## Problem to work on
Copy out exactly the lines from the one holding "Emit a component" through the one holding "scales.y.getPixelForValue(gridTicks[gridTicks.length - 1]);", ends included; omit images.

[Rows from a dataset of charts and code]

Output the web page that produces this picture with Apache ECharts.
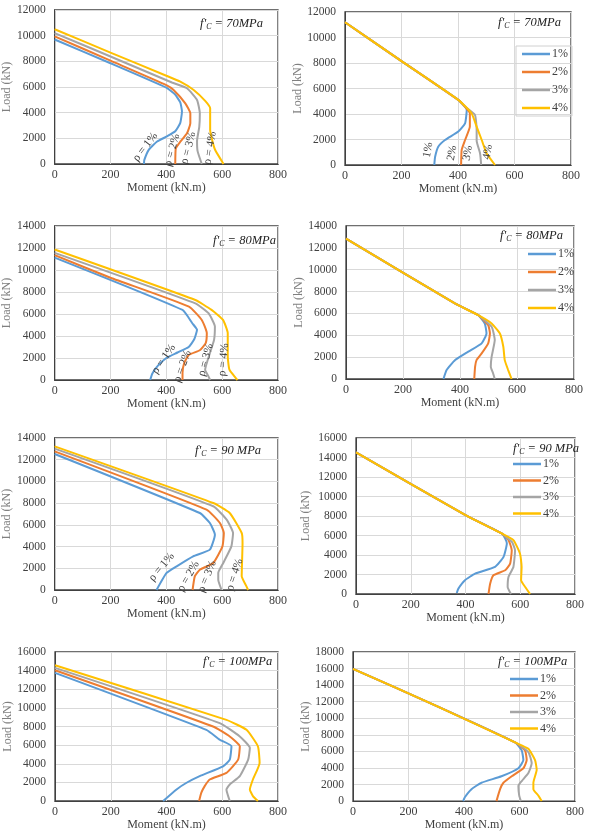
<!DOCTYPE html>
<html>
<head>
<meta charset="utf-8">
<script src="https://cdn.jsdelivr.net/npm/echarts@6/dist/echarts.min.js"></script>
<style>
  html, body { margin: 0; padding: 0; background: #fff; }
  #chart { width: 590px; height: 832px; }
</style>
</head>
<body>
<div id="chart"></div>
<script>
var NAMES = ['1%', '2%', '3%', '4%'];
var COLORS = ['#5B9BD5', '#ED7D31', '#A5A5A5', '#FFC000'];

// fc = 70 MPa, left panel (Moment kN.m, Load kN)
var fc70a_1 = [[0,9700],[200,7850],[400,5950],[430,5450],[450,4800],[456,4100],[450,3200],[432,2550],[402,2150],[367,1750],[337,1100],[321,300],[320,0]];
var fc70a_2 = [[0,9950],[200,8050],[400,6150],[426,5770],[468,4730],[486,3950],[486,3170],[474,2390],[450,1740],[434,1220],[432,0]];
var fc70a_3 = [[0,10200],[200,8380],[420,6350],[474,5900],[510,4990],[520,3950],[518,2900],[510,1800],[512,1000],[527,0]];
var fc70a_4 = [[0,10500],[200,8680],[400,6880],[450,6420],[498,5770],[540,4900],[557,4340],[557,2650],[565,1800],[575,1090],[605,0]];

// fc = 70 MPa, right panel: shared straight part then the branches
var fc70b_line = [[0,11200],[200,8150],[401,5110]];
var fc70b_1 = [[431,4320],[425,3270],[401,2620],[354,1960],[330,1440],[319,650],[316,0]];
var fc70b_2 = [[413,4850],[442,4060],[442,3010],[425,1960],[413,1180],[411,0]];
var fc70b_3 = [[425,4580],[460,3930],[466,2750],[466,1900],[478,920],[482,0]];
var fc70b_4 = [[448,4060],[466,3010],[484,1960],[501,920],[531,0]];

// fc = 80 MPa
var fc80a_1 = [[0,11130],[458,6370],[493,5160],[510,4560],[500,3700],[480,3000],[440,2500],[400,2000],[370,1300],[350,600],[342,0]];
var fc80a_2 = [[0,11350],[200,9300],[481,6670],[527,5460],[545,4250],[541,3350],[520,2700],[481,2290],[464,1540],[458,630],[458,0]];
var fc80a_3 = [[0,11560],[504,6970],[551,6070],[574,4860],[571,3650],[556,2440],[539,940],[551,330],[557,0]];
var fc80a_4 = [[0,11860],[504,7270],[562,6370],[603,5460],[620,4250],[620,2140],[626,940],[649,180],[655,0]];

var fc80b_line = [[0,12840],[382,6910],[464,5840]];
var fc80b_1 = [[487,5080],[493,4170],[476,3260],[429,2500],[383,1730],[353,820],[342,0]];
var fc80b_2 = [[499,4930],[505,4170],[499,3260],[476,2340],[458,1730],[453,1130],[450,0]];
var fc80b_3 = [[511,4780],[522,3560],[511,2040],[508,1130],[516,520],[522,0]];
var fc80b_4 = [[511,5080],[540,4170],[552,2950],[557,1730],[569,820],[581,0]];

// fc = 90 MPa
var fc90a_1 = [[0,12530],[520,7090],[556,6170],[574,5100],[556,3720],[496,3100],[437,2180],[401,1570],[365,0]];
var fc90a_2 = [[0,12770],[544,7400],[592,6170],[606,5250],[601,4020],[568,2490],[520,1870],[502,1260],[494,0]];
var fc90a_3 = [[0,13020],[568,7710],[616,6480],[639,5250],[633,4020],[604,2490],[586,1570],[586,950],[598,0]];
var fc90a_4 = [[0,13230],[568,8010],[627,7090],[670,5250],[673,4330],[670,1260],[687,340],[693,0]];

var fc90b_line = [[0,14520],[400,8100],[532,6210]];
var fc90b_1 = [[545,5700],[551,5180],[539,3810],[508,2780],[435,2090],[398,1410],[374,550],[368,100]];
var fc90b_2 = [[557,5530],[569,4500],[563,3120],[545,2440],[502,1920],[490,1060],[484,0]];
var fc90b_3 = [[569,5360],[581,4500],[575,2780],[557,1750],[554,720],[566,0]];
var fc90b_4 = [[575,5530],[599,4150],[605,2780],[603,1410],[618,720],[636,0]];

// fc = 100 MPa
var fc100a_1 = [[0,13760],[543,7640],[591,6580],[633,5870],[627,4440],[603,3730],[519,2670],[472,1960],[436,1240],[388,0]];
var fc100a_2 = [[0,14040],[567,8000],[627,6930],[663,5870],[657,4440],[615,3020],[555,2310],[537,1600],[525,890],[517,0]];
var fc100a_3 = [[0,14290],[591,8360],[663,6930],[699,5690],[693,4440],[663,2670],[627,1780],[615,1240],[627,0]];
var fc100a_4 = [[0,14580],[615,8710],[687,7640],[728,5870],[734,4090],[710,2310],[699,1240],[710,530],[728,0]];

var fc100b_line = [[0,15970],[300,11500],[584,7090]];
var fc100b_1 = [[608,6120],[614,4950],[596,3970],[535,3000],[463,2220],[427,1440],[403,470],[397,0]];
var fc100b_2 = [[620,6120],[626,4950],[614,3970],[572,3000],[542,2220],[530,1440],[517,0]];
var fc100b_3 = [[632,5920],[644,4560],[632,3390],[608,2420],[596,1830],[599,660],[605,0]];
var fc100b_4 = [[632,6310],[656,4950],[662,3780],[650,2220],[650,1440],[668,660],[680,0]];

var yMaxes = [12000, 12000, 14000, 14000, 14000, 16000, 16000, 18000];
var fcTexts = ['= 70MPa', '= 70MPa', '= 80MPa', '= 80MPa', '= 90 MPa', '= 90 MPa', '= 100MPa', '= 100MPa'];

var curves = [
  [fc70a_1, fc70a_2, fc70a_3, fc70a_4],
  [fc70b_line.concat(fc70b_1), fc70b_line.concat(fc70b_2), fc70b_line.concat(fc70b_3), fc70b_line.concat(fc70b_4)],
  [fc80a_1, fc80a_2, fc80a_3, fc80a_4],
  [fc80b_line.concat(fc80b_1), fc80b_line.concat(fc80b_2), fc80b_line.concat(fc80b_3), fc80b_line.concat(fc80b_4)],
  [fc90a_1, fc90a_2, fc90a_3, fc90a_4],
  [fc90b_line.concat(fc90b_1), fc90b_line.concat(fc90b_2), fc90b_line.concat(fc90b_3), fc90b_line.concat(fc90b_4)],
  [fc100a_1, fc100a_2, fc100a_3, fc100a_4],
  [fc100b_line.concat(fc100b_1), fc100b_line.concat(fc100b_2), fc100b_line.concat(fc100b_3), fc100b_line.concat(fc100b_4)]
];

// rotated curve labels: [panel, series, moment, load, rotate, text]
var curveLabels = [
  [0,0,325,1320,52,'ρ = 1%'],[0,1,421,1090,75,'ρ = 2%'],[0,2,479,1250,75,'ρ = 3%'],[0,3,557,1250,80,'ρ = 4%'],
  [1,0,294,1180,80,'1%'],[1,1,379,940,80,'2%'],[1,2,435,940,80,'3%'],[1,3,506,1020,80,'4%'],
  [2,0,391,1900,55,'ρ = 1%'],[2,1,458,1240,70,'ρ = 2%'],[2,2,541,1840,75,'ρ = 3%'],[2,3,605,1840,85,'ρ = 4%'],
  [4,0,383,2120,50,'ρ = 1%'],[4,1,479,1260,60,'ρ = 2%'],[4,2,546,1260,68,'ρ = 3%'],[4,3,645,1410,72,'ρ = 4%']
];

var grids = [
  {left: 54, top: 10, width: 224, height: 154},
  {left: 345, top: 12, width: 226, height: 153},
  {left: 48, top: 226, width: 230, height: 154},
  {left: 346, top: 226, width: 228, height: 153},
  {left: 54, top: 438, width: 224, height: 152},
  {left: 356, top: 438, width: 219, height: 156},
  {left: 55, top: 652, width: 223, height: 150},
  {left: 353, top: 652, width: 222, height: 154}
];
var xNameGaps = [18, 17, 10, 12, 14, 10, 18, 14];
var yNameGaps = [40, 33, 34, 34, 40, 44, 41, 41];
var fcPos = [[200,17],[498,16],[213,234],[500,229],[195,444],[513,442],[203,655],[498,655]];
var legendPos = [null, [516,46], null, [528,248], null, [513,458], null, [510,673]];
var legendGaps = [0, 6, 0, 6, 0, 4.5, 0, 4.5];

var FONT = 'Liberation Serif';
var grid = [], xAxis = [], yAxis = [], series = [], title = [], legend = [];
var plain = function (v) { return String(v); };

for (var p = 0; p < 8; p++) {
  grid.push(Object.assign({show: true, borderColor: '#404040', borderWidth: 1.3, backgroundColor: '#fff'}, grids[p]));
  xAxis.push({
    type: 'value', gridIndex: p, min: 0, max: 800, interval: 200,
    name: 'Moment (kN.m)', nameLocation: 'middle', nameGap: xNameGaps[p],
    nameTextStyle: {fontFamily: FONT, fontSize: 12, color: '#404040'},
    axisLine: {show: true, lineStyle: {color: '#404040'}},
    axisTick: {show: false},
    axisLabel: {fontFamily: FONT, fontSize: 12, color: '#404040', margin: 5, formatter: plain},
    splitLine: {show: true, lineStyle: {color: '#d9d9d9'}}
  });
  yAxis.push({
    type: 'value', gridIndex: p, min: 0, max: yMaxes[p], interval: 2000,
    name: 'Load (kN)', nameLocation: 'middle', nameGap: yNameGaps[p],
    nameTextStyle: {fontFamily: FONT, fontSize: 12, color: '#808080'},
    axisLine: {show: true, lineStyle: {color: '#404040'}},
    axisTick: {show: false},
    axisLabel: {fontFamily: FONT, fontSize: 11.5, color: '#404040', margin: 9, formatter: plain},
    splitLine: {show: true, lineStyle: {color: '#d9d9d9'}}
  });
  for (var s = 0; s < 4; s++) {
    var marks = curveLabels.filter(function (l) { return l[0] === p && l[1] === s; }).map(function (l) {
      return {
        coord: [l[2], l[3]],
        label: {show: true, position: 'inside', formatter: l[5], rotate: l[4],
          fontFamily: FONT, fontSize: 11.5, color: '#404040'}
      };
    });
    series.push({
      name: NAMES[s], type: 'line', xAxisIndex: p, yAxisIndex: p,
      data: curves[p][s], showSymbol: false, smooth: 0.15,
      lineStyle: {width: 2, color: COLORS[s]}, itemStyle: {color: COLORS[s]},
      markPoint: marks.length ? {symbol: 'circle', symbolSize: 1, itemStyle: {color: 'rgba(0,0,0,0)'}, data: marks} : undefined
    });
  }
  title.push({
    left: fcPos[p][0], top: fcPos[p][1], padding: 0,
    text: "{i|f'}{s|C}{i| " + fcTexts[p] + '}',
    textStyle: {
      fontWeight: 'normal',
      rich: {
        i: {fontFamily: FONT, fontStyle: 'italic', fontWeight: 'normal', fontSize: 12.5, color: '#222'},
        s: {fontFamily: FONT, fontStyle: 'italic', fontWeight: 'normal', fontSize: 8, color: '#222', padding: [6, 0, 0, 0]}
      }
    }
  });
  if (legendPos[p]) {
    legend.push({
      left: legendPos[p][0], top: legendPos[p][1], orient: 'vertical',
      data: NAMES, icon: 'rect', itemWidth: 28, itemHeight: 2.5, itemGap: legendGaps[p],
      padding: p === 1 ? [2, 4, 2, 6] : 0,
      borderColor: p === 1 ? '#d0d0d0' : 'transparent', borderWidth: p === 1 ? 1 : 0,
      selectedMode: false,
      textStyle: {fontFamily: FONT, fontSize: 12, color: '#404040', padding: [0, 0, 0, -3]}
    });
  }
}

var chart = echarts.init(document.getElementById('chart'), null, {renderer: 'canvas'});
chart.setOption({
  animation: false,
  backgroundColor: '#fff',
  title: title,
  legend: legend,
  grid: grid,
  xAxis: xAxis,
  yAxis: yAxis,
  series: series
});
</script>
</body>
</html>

---

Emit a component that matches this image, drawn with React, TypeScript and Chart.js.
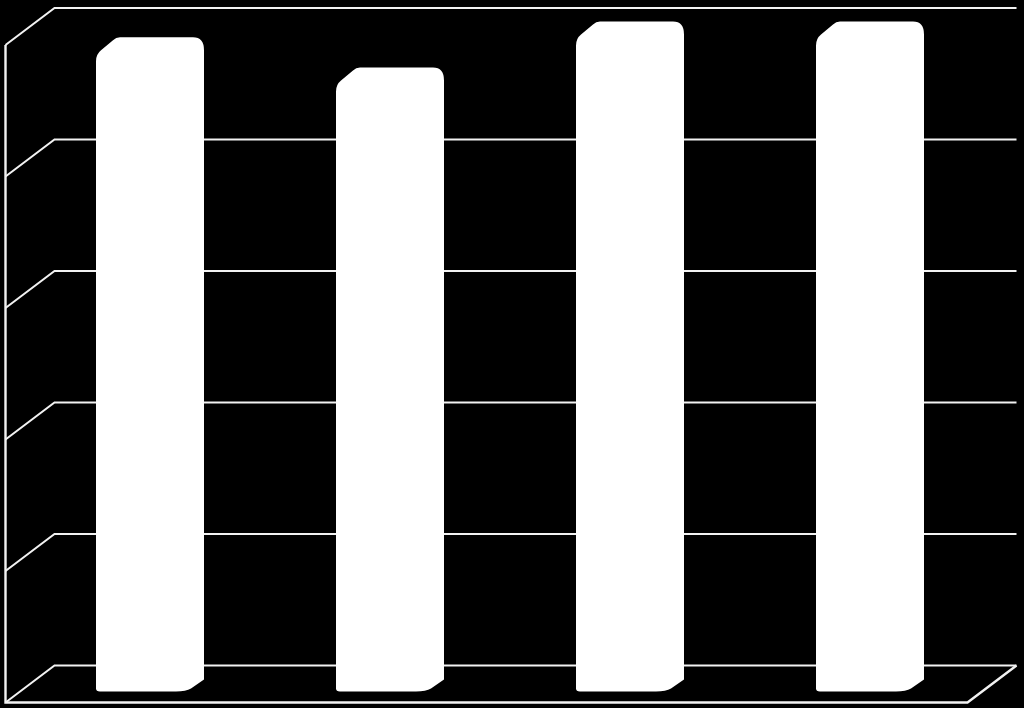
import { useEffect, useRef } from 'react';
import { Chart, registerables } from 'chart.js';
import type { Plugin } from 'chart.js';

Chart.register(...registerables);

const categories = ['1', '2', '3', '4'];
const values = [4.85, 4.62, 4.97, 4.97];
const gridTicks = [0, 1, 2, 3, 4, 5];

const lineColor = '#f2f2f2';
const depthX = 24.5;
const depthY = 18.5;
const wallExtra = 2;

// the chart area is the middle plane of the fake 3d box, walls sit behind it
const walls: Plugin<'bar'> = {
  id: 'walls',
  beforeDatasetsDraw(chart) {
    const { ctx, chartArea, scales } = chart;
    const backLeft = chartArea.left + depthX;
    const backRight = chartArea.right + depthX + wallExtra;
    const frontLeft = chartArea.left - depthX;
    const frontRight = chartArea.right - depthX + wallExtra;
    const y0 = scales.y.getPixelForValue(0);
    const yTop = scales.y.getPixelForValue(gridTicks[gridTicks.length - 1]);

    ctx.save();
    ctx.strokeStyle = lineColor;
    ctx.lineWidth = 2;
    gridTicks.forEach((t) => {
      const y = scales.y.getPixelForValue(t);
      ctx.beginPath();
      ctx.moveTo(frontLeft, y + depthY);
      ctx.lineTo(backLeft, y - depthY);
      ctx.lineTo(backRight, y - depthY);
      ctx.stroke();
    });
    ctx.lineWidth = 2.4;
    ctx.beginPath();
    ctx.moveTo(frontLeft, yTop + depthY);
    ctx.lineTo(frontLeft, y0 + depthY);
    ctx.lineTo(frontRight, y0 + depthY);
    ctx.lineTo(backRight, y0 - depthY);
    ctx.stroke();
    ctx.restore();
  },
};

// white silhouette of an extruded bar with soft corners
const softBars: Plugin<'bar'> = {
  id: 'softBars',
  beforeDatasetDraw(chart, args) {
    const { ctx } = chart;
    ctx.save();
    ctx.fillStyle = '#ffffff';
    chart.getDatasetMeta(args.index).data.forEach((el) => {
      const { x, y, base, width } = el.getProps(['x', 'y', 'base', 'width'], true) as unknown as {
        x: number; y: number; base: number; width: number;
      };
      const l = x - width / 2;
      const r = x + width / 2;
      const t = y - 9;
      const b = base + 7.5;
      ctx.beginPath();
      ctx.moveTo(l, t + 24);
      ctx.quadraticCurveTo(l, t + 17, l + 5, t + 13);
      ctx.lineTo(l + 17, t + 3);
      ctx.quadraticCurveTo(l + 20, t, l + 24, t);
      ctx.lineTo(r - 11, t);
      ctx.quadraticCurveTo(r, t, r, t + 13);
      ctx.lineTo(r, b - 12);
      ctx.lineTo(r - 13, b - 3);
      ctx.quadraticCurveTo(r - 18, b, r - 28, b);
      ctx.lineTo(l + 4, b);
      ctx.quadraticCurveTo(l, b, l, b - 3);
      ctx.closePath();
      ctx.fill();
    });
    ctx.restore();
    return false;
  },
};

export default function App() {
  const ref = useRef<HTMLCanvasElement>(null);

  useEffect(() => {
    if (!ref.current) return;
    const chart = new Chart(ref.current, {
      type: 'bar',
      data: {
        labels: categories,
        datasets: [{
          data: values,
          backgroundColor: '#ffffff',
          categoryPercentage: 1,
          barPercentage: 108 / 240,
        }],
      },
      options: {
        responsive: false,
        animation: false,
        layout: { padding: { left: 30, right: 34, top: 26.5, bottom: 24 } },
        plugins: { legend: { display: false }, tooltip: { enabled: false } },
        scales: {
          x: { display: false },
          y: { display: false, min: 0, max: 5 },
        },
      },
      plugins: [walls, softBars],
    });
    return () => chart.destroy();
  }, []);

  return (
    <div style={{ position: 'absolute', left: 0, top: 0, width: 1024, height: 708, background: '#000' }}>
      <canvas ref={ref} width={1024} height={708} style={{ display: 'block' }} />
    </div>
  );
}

## Answer below
Emit a component that matches this image, drawn with React, TypeScript and Chart.js.
import { useEffect, useRef } from 'react';
import { Chart, registerables } from 'chart.js';
import type { Plugin } from 'chart.js';

Chart.register(...registerables);

const categories = ['1', '2', '3', '4'];
const values = [4.85, 4.62, 4.97, 4.97];
const gridTicks = [0, 1, 2, 3, 4, 5];

const lineColor = '#f2f2f2';
const depthX = 24.5;
const depthY = 18.5;
const wallExtra = 2;

// the chart area is the middle plane of the fake 3d box, walls sit behind it
const walls: Plugin<'bar'> = {
  id: 'walls',
  beforeDatasetsDraw(chart) {
    const { ctx, chartArea, scales } = chart;
    const backLeft = chartArea.left + depthX;
    const backRight = chartArea.right + depthX + wallExtra;
    const frontLeft = chartArea.left - depthX;
    const frontRight = chartArea.right - depthX + wallExtra;
    const y0 = scales.y.getPixelForValue(0);
    const yTop = scales.y.getPixelForValue(gridTicks[gridTicks.length - 1]);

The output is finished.